Consistency matters because pronunciation improvements rely on stable neural pathways. Short, daily sessions outperform sporadic, longer drills, especially for building automaticity. Make perceptual and motor tasks a natural part of daily routine—listen during commutes and rehearse during breaks. The key is to keep sessions focused and varied, ensuring you encounter a spectrum of sounds and prosody without fatigue. Flexibility matters as well: adapt cues to new languages by mapping familiar phonetic targets to unfamiliar inventories. When you approach unfamiliar phonemes, anchor your method in perceptual discrimination first, then apply the established production cycle to embed the new sound.
Integration across communicative situations strengthens transfer. Practice with sentences that mimic real dialogue, not just isolated sounds. Record spontaneous speech and compare it to model examples to spot drift in pitch or articulation under pressure. Use shadowing with a live speaker to capture cadence and intonation. As you gain confidence, introduce background noise or faster rates to test robustness. The goal is resilience: you want accurate pronunciation even when attention is divided or the setting is challenging, because real-world communication rarely allows perfect conditions.
In the end, the most effective method treats perception and production as a cohesive system. When you train, you’re not simply hearing sounds or moving your mouth; you’re building a dynamic loop that translates what you hear into accurate articulation and back again. This loop strengthens with deliberate variation: expose yourself to different accents, speeds, and contexts while maintaining a clear focus on form. The routine should feel purposeful rather than mechanical, with clear reasons behind each drill and a vision for how progress translates into communicative ease. Over time, perceptual acuity and motor precision reinforce one another, producing faster, more reliable pronunciation improvements.

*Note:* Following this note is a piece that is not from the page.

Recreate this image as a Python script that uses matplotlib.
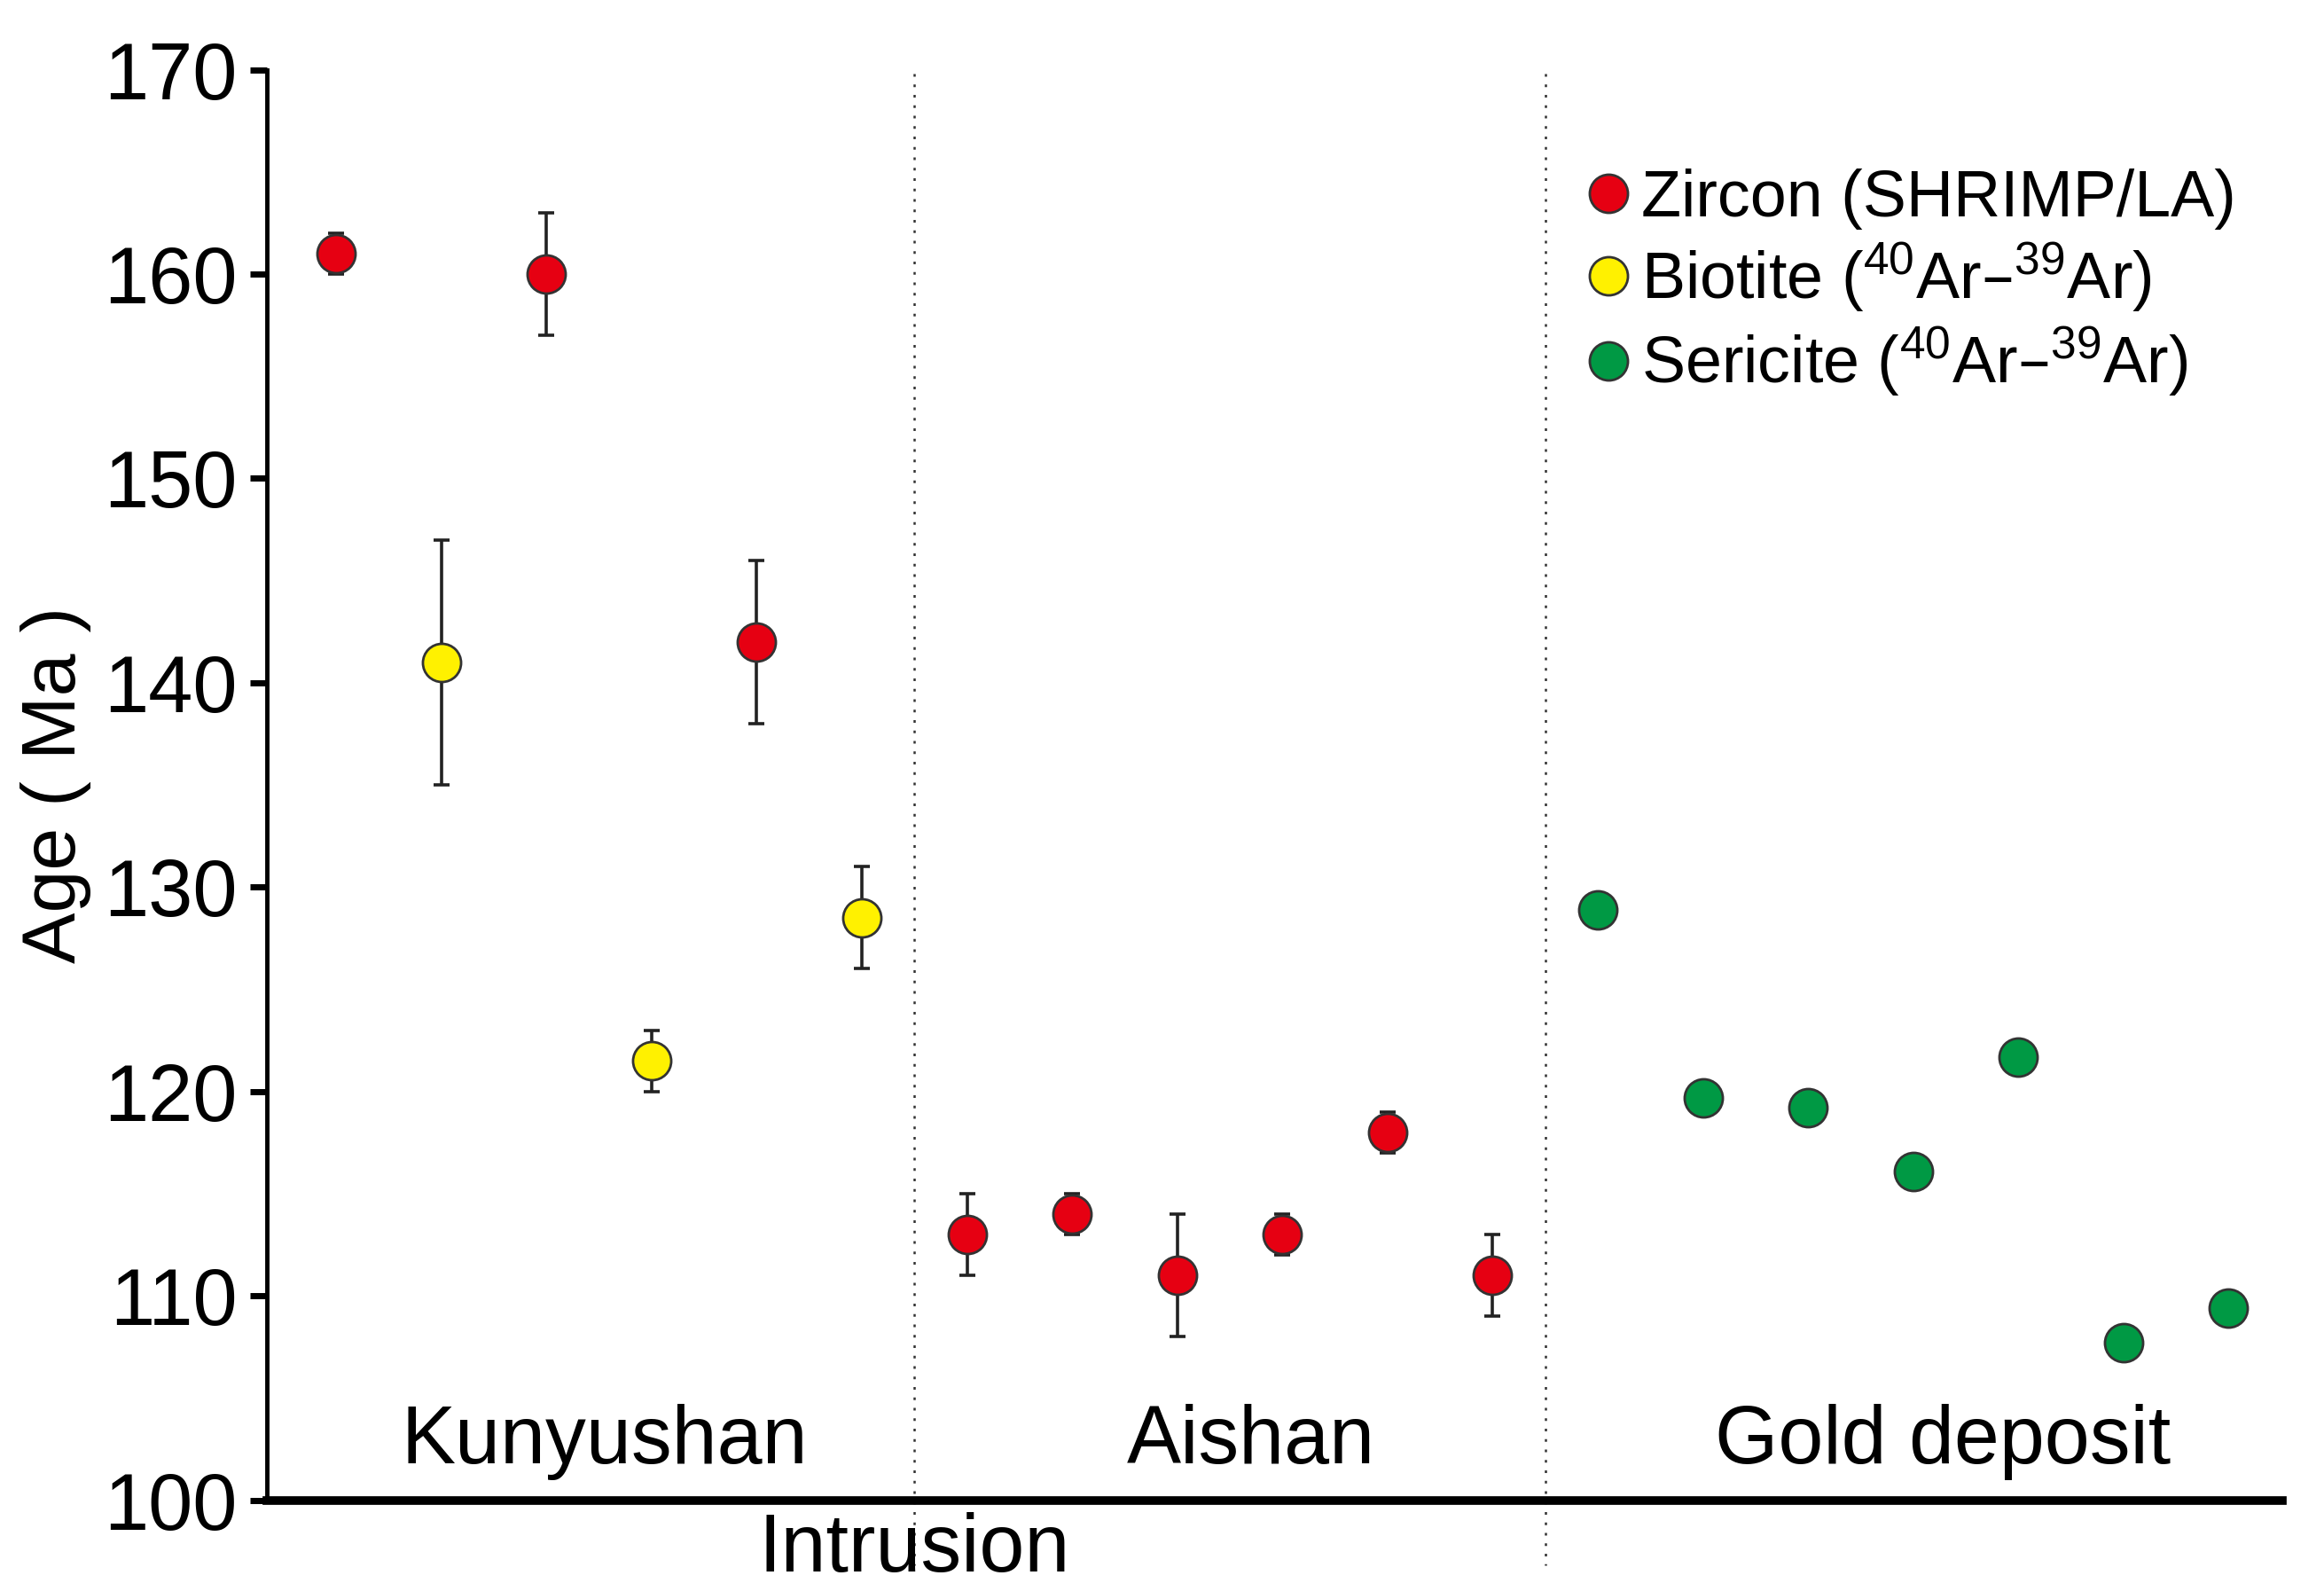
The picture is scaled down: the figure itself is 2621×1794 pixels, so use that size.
import matplotlib
matplotlib.use("Agg")
import matplotlib.pyplot as plt
from matplotlib.lines import Line2D
import numpy as np

plt.rcParams['font.family'] = ['Liberation Sans', 'DejaVu Sans']
plt.rcParams['mathtext.default'] = 'regular'

# ---- data ----
sample_index = list(range(1, 20))
mineral = ['Zircon', 'Biotite', 'Zircon', 'Biotite', 'Zircon', 'Biotite',
           'Zircon', 'Zircon', 'Zircon', 'Zircon', 'Zircon', 'Zircon',
           'Sericite', 'Sericite', 'Sericite', 'Sericite', 'Sericite', 'Sericite', 'Sericite']
age = [161.0, 141.0, 160.0, 121.5, 142.0, 128.5,
       113.0, 114.0, 111.0, 113.0, 118.0, 111.0,
       128.9, 119.7, 119.2, 116.1, 121.7, 107.7, 109.4]
err = [1.0, 6.0, 3.0, 1.5, 4.0, 2.5,
       2.0, 1.0, 3.0, 1.0, 1.0, 2.0,
       0.0, 0.0, 0.0, 0.0, 0.0, 0.0, 0.0]
group_labels = ['Kunyushan', 'Aishan', 'Gold deposit']
group_label_x = [3.55, 9.7, 16.28]
divider_x = [6.5, 12.5]
y_ticks = [100, 110, 120, 130, 140, 150, 160, 170]
legend_labels = ['Zircon (SHRIMP/LA)',
                 r'Biotite ($^{40}$Ar–$^{39}$Ar)',
                 r'Sericite ($^{40}$Ar–$^{39}$Ar)']

colors = {'Zircon': '#e60012', 'Biotite': '#fff100', 'Sericite': '#009944'}

fig = plt.figure(figsize=(26.21, 17.94), dpi=100)
ax = fig.add_axes([0.1148, 0.0571, 0.8672, 0.8991])

for xi, yi, ei, m in zip(sample_index, age, err, mineral):
    if ei > 0:
        ax.errorbar(xi, yi, yerr=ei, fmt='none', ecolor='#222222',
                    elinewidth=2.6, capsize=6.5, capthick=2.6, zorder=2)
    ax.plot(xi, yi, 'o', ms=31, mfc=colors[m], mec='#333333', mew=2.0, zorder=3)

for dx in divider_x:
    ax.plot([dx, dx], [169.8, 96.8], ls=(0, (1.2, 3.5)), color='#333333',
            lw=1.8, clip_on=False, zorder=1)

for lab, gx in zip(group_labels, group_label_x):
    ax.text(gx, 102.85, lab, ha='center', va='center', fontsize=66)
ax.text(divider_x[0], 97.55, 'Intrusion', ha='center', va='center', fontsize=66,
        clip_on=False)

ax.set_xlim(0.34, 19.51)
ax.set_ylim(100, 170)
ax.set_yticks(y_ticks)
ax.set_xticks([])
ax.spines['top'].set_visible(False)
ax.spines['right'].set_visible(False)
ax.spines['left'].set_linewidth(3.5)
ax.spines['bottom'].set_linewidth(7)
ax.tick_params(axis='y', direction='out', length=14, width=5, labelsize=65, pad=10)
ax.set_ylabel('Age ( Ma )', fontsize=62, labelpad=10)

handles = [Line2D([], [], ls='none', marker='o', ms=31, mfc=colors[k],
                  mec='#333333', mew=2.0) for k in ['Zircon', 'Biotite', 'Sericite']]
ax.legend(handles, legend_labels, loc='upper left', bbox_to_anchor=(0.640, 0.954),
          frameon=False, fontsize=53, handlelength=0.6, handletextpad=0.2,
          labelspacing=0.17, borderpad=0)

fig.savefig('out.png', dpi=100, facecolor='white')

To sustain gains, cultivate a reflective practice that revisits core principles and adapts to evolving goals. Schedule periodic reviews of your perceptual discriminations and production benchmarks, updating targets as your listening and speaking become more refined. Celebrate consistent effort and incremental improvements, and share breakthroughs with peers or mentors who can provide fresh perspectives. Remember that pronunciation work is a long arc, not a quick fix; perseverance, thoughtful adjustment, and integrated training will yield durable benefits across languages, contexts, and personal ambitions.